Data excerpt
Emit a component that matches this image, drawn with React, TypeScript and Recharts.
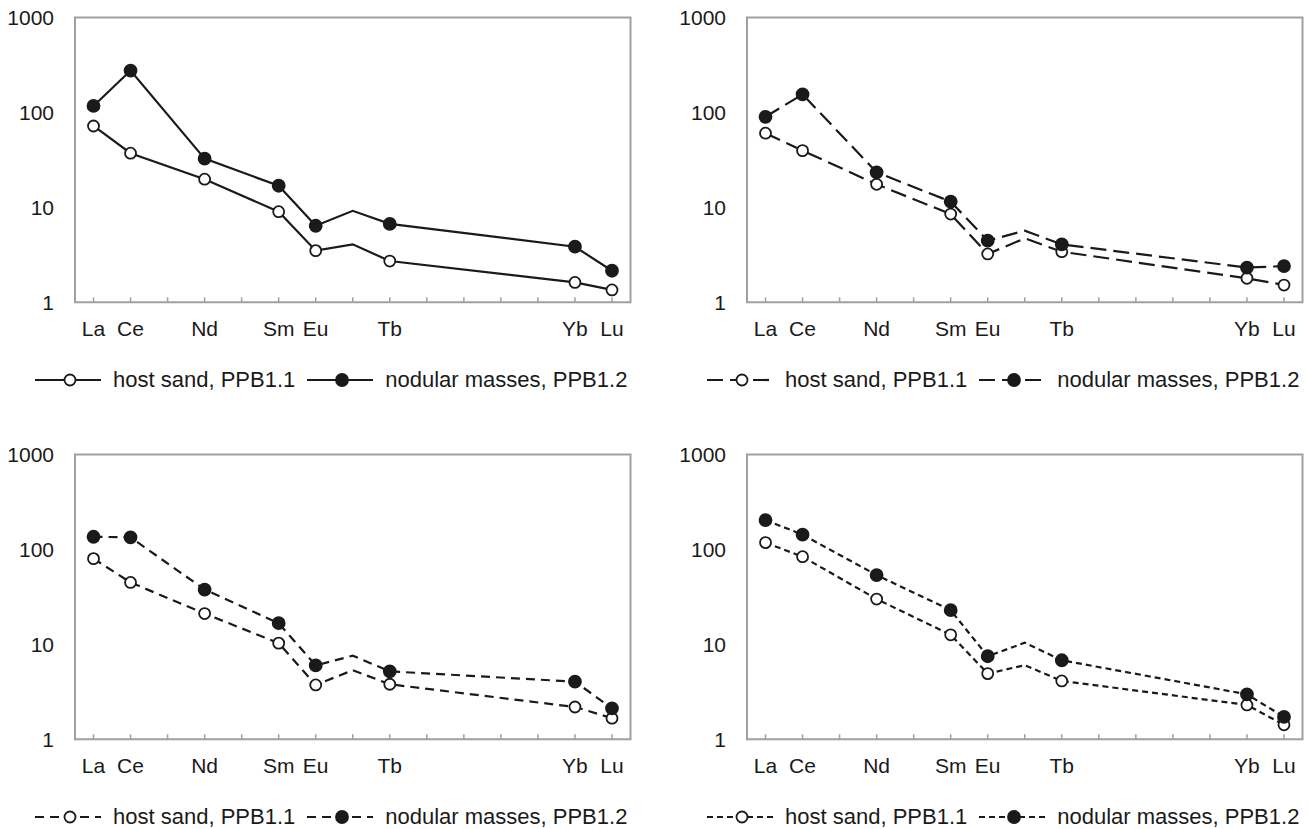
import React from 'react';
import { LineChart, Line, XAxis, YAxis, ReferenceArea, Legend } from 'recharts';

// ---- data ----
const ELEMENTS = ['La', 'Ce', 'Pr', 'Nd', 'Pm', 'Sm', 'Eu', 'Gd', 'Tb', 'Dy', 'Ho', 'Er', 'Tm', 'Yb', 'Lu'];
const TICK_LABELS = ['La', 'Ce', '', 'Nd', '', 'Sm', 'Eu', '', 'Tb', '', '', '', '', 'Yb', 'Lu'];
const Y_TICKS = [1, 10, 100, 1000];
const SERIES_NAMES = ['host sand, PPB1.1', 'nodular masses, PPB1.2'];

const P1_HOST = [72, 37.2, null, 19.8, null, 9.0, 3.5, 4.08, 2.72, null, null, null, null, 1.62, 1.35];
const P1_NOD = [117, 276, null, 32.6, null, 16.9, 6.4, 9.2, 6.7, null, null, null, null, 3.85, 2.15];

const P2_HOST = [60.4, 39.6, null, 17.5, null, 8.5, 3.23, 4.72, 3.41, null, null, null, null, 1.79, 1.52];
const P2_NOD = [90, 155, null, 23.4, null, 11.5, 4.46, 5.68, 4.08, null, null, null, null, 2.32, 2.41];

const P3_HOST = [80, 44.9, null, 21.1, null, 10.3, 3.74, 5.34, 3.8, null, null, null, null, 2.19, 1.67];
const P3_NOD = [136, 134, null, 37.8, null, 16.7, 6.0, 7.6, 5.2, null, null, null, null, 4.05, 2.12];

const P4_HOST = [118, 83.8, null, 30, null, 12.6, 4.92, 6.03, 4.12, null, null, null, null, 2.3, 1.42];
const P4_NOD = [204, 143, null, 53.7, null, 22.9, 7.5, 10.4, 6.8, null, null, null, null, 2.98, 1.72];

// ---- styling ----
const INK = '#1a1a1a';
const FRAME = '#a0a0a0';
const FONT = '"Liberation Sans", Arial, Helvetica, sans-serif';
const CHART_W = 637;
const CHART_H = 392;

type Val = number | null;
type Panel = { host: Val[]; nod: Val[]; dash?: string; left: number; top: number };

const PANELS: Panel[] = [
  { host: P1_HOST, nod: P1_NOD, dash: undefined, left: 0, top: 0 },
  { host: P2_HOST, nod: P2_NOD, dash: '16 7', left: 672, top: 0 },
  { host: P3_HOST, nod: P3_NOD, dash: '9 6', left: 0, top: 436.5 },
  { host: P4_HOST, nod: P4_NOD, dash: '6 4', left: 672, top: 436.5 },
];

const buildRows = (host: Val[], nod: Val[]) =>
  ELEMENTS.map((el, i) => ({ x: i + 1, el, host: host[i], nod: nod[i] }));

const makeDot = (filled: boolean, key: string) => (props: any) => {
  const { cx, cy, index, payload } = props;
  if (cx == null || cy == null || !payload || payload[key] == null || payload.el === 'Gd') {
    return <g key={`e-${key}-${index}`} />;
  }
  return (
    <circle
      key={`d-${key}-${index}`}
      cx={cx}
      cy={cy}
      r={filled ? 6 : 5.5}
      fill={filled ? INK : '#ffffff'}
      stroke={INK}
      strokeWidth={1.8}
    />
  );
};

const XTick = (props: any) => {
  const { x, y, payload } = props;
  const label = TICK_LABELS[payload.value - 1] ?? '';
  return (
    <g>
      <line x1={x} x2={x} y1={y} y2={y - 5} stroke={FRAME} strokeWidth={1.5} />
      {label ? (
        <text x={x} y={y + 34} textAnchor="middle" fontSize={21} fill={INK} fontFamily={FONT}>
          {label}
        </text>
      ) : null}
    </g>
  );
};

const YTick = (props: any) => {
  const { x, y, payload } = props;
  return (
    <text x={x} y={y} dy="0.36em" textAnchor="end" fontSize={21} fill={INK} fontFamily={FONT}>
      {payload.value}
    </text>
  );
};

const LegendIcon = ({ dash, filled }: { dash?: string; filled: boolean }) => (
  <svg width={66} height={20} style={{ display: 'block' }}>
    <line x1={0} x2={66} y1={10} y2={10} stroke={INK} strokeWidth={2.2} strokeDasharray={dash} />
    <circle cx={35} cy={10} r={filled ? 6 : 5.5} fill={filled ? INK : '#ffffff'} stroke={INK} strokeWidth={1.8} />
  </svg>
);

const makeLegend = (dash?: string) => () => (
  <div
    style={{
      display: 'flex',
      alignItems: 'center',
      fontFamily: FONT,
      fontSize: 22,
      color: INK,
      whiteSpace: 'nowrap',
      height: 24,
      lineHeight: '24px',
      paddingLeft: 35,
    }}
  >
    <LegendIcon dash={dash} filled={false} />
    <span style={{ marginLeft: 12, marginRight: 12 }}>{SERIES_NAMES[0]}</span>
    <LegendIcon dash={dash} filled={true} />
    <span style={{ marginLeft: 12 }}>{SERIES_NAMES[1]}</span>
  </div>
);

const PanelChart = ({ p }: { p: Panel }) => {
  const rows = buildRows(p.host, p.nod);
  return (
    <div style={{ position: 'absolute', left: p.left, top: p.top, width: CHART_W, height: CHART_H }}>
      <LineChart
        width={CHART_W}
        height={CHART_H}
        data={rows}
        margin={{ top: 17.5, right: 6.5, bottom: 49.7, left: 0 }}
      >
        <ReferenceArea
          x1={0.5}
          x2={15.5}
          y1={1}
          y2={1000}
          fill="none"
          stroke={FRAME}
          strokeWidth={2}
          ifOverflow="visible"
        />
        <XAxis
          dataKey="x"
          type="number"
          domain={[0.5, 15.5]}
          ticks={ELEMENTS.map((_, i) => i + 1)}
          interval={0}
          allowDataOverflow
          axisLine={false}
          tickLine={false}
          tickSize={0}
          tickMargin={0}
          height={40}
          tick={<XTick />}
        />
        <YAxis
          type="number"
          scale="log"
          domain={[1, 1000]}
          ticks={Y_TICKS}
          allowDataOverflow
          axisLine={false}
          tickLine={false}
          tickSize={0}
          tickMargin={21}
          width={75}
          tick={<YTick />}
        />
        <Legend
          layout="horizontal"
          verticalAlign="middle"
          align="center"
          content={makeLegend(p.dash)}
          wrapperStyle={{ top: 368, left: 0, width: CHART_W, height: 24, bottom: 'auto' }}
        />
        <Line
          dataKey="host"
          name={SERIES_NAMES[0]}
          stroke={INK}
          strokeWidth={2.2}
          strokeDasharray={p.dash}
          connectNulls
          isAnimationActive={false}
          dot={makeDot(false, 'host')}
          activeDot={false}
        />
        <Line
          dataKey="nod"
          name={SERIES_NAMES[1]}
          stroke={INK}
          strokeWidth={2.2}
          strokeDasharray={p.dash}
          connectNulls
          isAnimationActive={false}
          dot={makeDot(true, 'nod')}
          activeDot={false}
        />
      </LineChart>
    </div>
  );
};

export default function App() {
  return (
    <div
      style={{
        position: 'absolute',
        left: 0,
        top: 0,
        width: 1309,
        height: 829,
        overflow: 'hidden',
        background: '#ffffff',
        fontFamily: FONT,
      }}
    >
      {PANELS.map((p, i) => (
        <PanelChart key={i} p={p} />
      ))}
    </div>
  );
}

Exercise directions
Omit the pictures, and quote the material above exactly as given.

Written response
Emit a component that matches this image, drawn with React, TypeScript and Recharts.
import React from 'react';
import { LineChart, Line, XAxis, YAxis, ReferenceArea, Legend } from 'recharts';

// ---- data ----
const ELEMENTS = ['La', 'Ce', 'Pr', 'Nd', 'Pm', 'Sm', 'Eu', 'Gd', 'Tb', 'Dy', 'Ho', 'Er', 'Tm', 'Yb', 'Lu'];
const TICK_LABELS = ['La', 'Ce', '', 'Nd', '', 'Sm', 'Eu', '', 'Tb', '', '', '', '', 'Yb', 'Lu'];
const Y_TICKS = [1, 10, 100, 1000];
const SERIES_NAMES = ['host sand, PPB1.1', 'nodular masses, PPB1.2'];

const P1_HOST = [72, 37.2, null, 19.8, null, 9.0, 3.5, 4.08, 2.72, null, null, null, null, 1.62, 1.35];
const P1_NOD = [117, 276, null, 32.6, null, 16.9, 6.4, 9.2, 6.7, null, null, null, null, 3.85, 2.15];

const P2_HOST = [60.4, 39.6, null, 17.5, null, 8.5, 3.23, 4.72, 3.41, null, null, null, null, 1.79, 1.52];
const P2_NOD = [90, 155, null, 23.4, null, 11.5, 4.46, 5.68, 4.08, null, null, null, null, 2.32, 2.41];

const P3_HOST = [80, 44.9, null, 21.1, null, 10.3, 3.74, 5.34, 3.8, null, null, null, null, 2.19, 1.67];
const P3_NOD = [136, 134, null, 37.8, null, 16.7, 6.0, 7.6, 5.2, null, null, null, null, 4.05, 2.12];

const P4_HOST = [118, 83.8, null, 30, null, 12.6, 4.92, 6.03, 4.12, null, null, null, null, 2.3, 1.42];
const P4_NOD = [204, 143, null, 53.7, null, 22.9, 7.5, 10.4, 6.8, null, null, null, null, 2.98, 1.72];

// ---- styling ----
const INK = '#1a1a1a';
const FRAME = '#a0a0a0';
const FONT = '"Liberation Sans", Arial, Helvetica, sans-serif';
const CHART_W = 637;
const CHART_H = 392;

type Val = number | null;
type Panel = { host: Val[]; nod: Val[]; dash?: string; left: number; top: number };

const PANELS: Panel[] = [
  { host: P1_HOST, nod: P1_NOD, dash: undefined, left: 0, top: 0 },
  { host: P2_HOST, nod: P2_NOD, dash: '16 7', left: 672, top: 0 },
  { host: P3_HOST, nod: P3_NOD, dash: '9 6', left: 0, top: 436.5 },
  { host: P4_HOST, nod: P4_NOD, dash: '6 4', left: 672, top: 436.5 },
];

const buildRows = (host: Val[], nod: Val[]) =>
  ELEMENTS.map((el, i) => ({ x: i + 1, el, host: host[i], nod: nod[i] }));

const makeDot = (filled: boolean, key: string) => (props: any) => {
  const { cx, cy, index, payload } = props;
  if (cx == null || cy == null || !payload || payload[key] == null || payload.el === 'Gd') {
    return <g key={`e-${key}-${index}`} />;
  }
  return (
    <circle
      key={`d-${key}-${index}`}
      cx={cx}
      cy={cy}
      r={filled ? 6 : 5.5}
      fill={filled ? INK : '#ffffff'}
      stroke={INK}
      strokeWidth={1.8}
    />
  );
};

const XTick = (props: any) => {
  const { x, y, payload } = props;
  const label = TICK_LABELS[payload.value - 1] ?? '';
  return (
    <g>
      <line x1={x} x2={x} y1={y} y2={y - 5} stroke={FRAME} strokeWidth={1.5} />
      {label ? (
        <text x={x} y={y + 34} textAnchor="middle" fontSize={21} fill={INK} fontFamily={FONT}>
          {label}
        </text>
      ) : null}
    </g>
  );
};

const YTick = (props: any) => {
  const { x, y, payload } = props;
  return (
    <text x={x} y={y} dy="0.36em" textAnchor="end" fontSize={21} fill={INK} fontFamily={FONT}>
      {payload.value}
    </text>
  );
};

const LegendIcon = ({ dash, filled }: { dash?: string; filled: boolean }) => (
  <svg width={66} height={20} style={{ display: 'block' }}>
    <line x1={0} x2={66} y1={10} y2={10} stroke={INK} strokeWidth={2.2} strokeDasharray={dash} />
    <circle cx={35} cy={10} r={filled ? 6 : 5.5} fill={filled ? INK : '#ffffff'} stroke={INK} strokeWidth={1.8} />
  </svg>
);

const makeLegend = (dash?: string) => () => (
  <div
    style={{
      display: 'flex',
      alignItems: 'center',
      fontFamily: FONT,
      fontSize: 22,
      color: INK,
      whiteSpace: 'nowrap',
      height: 24,
      lineHeight: '24px',
      paddingLeft: 35,
    }}
  >
    <LegendIcon dash={dash} filled={false} />
    <span style={{ marginLeft: 12, marginRight: 12 }}>{SERIES_NAMES[0]}</span>
    <LegendIcon dash={dash} filled={true} />
    <span style={{ marginLeft: 12 }}>{SERIES_NAMES[1]}</span>
  </div>
);

const PanelChart = ({ p }: { p: Panel }) => {
  const rows = buildRows(p.host, p.nod);
  return (
    <div style={{ position: 'absolute', left: p.left, top: p.top, width: CHART_W, height: CHART_H }}>
      <LineChart
        width={CHART_W}
        height={CHART_H}
        data={rows}
        margin={{ top: 17.5, right: 6.5, bottom: 49.7, left: 0 }}
      >
        <ReferenceArea
          x1={0.5}
          x2={15.5}
          y1={1}
          y2={1000}
          fill="none"
          stroke={FRAME}
          strokeWidth={2}
          ifOverflow="visible"
        />
        <XAxis
          dataKey="x"
          type="number"
          domain={[0.5, 15.5]}
          ticks={ELEMENTS.map((_, i) => i + 1)}
          interval={0}
          allowDataOverflow
          axisLine={false}
          tickLine={false}
          tickSize={0}
          tickMargin={0}
          height={40}
          tick={<XTick />}
        />
        <YAxis
          type="number"
          scale="log"
          domain={[1, 1000]}
          ticks={Y_TICKS}
          allowDataOverflow
          axisLine={false}
          tickLine={false}
          tickSize={0}
          tickMargin={21}
          width={75}
          tick={<YTick />}
        />
        <Legend
          layout="horizontal"
          verticalAlign="middle"
          align="center"
          content={makeLegend(p.dash)}
          wrapperStyle={{ top: 368, left: 0, width: CHART_W, height: 24, bottom: 'auto' }}
        />
        <Line
          dataKey="host"
          name={SERIES_NAMES[0]}
          stroke={INK}
          strokeWidth={2.2}
          strokeDasharray={p.dash}
          connectNulls
          isAnimationActive={false}
          dot={makeDot(false, 'host')}
          activeDot={false}
        />
        <Line
          dataKey="nod"
          name={SERIES_NAMES[1]}
          stroke={INK}
          strokeWidth={2.2}
          strokeDasharray={p.dash}
          connectNulls
          isAnimationActive={false}
          dot={makeDot(true, 'nod')}
          activeDot={false}
        />
      </LineChart>
    </div>
  );
};

export default function App() {
  return (
    <div
      style={{
        position: 'absolute',
        left: 0,
        top: 0,
        width: 1309,
        height: 829,
        overflow: 'hidden',
        background: '#ffffff',
        fontFamily: FONT,
      }}
    >
      {PANELS.map((p, i) => (
        <PanelChart key={i} p={p} />
      ))}
    </div>
  );
}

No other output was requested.